> [Short exercise]: Leave out the pictures, then output the lines of the records below from the first through the one containing "var colors = ['#9999FF', '#993366', '#FFFFCC', '#CCFFFF'];".

> [Data extract]:
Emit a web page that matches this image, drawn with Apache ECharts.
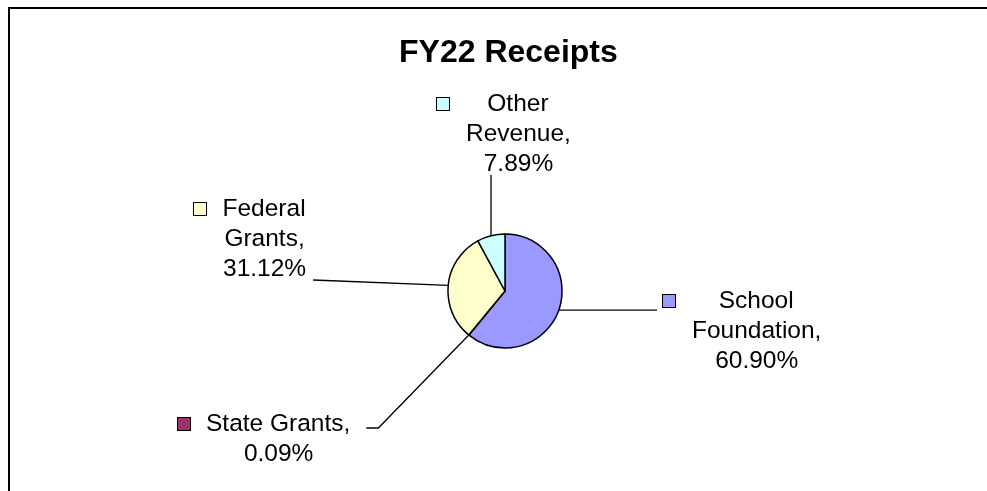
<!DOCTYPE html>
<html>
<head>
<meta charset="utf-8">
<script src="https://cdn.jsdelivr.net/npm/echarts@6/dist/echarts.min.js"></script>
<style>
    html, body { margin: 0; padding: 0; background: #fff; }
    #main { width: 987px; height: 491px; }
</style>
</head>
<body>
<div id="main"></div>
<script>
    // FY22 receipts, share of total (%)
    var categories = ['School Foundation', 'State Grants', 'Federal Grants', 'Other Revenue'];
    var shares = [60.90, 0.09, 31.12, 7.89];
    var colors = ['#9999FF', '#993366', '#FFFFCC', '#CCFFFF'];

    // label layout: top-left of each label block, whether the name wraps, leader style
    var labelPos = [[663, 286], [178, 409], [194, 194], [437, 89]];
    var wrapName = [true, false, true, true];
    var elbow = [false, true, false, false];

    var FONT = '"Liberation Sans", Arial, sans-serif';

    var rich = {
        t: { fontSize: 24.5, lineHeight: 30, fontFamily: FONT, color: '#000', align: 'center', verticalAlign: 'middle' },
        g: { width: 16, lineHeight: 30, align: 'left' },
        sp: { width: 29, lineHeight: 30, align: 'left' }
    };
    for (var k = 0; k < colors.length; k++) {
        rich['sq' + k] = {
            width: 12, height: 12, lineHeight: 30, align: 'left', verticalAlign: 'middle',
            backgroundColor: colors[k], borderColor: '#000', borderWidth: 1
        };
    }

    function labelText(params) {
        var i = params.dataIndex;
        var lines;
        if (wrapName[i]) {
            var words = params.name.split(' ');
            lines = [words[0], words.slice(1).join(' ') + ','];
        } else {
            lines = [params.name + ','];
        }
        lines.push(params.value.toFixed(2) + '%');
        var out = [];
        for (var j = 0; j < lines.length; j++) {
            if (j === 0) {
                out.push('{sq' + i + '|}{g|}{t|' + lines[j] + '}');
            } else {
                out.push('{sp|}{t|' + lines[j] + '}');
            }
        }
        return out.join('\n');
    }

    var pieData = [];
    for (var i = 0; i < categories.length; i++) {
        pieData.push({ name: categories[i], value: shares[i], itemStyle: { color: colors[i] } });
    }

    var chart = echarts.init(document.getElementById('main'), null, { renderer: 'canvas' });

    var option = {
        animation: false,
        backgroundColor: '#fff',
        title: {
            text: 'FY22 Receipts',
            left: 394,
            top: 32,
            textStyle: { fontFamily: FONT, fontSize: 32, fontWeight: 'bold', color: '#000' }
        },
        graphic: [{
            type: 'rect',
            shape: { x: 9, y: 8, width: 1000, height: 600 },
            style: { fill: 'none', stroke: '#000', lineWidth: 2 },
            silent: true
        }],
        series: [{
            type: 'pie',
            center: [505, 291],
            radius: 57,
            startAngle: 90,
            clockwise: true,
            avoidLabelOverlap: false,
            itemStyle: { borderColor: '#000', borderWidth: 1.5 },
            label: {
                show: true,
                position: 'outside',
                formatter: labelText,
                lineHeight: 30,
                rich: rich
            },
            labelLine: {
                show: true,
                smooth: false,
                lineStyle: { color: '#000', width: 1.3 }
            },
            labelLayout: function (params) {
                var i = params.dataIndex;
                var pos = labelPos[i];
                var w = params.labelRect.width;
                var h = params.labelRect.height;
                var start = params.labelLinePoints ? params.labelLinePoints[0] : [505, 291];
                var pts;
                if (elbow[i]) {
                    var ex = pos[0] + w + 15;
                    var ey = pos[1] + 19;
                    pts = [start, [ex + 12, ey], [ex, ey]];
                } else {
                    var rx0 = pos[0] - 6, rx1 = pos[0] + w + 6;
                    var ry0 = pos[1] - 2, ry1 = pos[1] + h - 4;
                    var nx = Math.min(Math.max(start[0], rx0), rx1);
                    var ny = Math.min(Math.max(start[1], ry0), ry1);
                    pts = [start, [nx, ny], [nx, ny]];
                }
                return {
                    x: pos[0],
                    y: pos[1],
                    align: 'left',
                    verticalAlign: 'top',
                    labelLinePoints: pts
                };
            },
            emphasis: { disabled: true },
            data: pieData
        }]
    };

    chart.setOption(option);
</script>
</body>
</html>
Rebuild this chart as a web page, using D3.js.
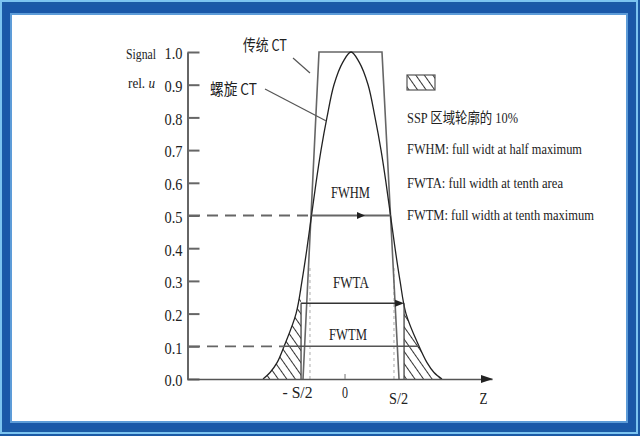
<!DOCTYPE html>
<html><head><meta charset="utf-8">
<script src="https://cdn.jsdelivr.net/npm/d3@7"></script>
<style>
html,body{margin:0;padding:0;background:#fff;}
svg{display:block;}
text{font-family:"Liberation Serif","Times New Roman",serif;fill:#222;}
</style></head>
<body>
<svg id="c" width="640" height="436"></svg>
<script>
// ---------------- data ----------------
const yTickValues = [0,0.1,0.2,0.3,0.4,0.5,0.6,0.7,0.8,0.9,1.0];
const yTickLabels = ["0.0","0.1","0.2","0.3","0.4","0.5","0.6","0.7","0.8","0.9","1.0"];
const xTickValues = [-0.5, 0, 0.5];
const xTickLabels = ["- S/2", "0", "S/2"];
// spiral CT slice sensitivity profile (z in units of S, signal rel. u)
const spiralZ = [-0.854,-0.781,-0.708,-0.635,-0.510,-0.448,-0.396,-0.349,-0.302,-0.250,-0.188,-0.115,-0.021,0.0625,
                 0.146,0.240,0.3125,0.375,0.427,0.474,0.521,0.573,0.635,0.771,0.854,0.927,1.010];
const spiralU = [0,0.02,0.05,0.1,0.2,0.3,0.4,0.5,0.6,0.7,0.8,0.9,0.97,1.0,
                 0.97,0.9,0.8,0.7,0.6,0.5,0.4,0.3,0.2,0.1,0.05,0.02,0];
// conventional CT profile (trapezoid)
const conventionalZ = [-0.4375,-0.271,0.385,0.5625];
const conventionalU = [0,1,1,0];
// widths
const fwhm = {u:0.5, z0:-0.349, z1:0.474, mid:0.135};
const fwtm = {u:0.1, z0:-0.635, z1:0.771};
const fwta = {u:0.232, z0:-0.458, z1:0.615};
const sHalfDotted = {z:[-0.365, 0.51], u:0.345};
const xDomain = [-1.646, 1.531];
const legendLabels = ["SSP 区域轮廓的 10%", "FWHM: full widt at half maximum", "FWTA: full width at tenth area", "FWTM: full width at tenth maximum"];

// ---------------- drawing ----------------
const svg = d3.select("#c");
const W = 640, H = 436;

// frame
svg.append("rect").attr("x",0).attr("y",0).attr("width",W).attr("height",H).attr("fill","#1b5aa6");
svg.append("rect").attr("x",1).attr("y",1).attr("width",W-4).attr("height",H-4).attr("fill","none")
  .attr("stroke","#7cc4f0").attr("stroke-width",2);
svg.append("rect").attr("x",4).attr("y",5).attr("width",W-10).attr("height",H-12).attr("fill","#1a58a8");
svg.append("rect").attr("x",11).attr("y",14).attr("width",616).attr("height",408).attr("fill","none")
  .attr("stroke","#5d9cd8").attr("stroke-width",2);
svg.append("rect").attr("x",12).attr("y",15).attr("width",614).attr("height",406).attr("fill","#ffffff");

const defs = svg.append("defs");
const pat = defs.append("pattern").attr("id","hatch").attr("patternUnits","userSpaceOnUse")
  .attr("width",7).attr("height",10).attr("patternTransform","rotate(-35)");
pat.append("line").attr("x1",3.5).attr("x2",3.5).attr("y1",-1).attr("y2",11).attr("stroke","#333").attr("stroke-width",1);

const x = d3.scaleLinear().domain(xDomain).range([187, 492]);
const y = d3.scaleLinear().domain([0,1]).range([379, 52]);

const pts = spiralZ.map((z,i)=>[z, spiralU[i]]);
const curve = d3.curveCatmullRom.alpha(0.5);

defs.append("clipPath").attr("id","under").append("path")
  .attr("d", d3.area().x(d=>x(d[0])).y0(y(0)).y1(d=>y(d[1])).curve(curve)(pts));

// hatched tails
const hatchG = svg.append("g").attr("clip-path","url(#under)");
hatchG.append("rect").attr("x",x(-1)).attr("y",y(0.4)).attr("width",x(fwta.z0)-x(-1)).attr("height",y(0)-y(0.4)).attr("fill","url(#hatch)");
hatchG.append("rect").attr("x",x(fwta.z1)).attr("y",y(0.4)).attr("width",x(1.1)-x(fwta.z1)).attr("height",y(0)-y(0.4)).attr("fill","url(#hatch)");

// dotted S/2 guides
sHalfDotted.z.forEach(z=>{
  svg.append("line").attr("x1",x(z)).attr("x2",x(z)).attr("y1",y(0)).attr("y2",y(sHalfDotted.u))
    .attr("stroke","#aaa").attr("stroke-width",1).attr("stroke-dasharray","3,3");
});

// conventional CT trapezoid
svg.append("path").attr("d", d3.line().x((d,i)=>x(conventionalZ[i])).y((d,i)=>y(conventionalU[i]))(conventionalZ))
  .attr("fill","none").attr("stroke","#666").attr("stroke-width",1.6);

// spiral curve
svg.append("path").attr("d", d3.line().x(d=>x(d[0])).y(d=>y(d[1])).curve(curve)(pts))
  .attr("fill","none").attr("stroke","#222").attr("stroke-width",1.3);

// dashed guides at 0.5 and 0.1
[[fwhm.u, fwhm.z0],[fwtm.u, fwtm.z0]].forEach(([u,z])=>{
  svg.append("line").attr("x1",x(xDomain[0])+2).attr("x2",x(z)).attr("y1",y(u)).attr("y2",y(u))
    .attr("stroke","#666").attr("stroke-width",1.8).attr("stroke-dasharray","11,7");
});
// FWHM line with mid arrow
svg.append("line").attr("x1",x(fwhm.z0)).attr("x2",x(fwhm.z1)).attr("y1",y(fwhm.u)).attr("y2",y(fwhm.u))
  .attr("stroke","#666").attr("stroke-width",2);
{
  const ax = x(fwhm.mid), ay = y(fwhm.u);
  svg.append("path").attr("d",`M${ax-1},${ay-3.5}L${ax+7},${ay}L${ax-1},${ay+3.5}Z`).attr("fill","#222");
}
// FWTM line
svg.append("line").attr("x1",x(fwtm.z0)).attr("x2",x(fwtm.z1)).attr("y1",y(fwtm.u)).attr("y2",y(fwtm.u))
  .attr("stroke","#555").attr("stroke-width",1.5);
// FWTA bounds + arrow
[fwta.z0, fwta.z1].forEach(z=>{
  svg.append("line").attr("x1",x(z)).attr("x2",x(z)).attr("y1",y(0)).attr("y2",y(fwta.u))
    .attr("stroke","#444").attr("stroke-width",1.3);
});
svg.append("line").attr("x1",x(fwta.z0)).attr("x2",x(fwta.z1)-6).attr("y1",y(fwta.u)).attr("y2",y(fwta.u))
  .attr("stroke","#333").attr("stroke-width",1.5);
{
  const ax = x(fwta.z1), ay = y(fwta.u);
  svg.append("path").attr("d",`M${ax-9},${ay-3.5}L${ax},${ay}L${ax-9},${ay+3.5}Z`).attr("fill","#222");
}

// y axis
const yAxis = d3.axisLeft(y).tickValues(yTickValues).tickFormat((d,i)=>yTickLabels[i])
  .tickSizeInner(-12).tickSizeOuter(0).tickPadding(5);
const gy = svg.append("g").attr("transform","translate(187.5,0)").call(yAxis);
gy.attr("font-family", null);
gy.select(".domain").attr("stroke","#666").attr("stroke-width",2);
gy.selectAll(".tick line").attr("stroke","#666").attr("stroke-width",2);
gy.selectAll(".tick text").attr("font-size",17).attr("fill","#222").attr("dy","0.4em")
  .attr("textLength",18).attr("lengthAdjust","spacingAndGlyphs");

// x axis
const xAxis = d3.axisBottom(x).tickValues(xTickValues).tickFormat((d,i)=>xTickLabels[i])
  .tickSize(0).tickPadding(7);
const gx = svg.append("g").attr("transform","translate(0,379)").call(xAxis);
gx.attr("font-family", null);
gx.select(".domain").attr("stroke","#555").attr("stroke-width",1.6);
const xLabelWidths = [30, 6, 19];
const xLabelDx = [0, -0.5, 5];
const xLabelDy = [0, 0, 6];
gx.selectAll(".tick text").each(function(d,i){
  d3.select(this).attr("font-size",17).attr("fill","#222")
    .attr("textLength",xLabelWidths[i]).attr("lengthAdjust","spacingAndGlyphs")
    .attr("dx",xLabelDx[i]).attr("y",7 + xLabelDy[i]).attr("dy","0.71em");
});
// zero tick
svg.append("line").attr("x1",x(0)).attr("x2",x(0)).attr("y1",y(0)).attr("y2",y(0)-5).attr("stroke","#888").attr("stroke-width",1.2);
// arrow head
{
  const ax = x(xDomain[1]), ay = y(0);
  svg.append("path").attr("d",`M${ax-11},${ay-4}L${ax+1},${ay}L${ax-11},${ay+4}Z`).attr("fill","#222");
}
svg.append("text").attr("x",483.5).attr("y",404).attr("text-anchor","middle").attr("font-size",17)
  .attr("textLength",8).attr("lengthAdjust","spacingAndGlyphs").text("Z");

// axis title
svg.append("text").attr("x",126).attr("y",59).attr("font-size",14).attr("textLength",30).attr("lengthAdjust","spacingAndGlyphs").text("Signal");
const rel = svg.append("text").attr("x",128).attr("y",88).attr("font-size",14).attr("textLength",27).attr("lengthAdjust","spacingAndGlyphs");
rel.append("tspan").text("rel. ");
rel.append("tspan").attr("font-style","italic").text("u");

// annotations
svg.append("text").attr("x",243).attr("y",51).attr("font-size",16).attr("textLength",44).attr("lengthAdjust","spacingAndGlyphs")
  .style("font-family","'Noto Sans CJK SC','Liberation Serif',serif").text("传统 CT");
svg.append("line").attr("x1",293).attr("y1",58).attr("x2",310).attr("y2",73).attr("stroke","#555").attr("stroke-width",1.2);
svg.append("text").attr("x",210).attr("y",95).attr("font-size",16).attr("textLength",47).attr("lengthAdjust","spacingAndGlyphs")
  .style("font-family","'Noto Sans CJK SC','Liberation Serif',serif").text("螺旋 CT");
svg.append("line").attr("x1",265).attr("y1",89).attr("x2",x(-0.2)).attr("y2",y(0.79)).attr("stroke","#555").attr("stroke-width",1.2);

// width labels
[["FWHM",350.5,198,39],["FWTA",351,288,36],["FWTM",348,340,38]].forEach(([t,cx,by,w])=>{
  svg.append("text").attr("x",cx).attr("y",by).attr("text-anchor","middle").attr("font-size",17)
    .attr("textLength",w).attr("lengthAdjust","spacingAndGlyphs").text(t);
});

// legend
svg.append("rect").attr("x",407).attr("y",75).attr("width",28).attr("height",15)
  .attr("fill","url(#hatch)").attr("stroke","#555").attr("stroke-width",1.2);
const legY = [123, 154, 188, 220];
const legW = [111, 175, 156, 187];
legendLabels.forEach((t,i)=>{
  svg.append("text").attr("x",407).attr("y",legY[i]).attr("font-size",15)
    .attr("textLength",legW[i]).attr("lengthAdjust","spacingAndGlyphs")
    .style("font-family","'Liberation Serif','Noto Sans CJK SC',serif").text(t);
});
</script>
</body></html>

> [Response]:
Emit a web page that matches this image, drawn with Apache ECharts.
<!DOCTYPE html>
<html>
<head>
<meta charset="utf-8">
<script src="https://cdn.jsdelivr.net/npm/echarts@6/dist/echarts.min.js"></script>
<style>
    html, body { margin: 0; padding: 0; background: #fff; }
    #main { width: 987px; height: 491px; }
</style>
</head>
<body>
<div id="main"></div>
<script>
    // FY22 receipts, share of total (%)
    var categories = ['School Foundation', 'State Grants', 'Federal Grants', 'Other Revenue'];
    var shares = [60.90, 0.09, 31.12, 7.89];
    var colors = ['#9999FF', '#993366', '#FFFFCC', '#CCFFFF'];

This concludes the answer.